» **EXERCISE AIM**: Gather every line of the entries that includes the word "Reproduce".

» **INFORMATION SHOWN**:
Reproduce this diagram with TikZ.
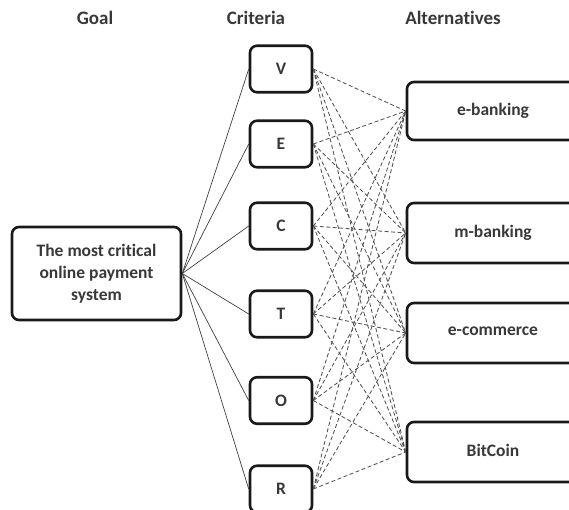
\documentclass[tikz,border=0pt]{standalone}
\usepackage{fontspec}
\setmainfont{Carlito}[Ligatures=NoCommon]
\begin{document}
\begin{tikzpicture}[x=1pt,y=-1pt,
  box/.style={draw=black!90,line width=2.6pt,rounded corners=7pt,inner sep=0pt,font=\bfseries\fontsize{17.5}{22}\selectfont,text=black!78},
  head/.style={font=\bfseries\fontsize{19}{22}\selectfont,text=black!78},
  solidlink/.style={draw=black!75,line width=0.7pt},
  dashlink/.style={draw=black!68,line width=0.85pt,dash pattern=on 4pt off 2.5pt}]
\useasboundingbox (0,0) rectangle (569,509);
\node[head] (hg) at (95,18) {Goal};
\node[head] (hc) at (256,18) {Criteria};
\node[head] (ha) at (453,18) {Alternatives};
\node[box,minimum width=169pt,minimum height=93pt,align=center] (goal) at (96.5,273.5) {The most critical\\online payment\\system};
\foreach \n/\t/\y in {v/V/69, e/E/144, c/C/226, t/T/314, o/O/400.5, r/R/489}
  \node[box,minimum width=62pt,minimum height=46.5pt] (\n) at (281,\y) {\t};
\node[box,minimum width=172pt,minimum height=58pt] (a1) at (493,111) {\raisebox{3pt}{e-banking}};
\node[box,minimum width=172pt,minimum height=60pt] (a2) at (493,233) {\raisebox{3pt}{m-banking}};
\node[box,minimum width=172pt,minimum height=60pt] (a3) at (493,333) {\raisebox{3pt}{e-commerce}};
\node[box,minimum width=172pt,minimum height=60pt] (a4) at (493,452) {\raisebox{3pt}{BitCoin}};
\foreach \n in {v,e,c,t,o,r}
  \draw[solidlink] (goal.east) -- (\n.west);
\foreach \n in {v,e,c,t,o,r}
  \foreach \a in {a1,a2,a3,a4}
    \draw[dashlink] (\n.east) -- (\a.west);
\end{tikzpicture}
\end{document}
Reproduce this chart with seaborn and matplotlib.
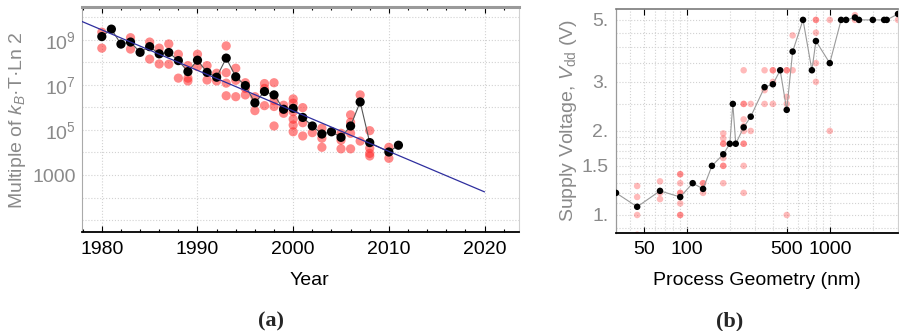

» **RESULT**:
Reproduce this diagram with TikZ.
Reproduce this chart with seaborn and matplotlib.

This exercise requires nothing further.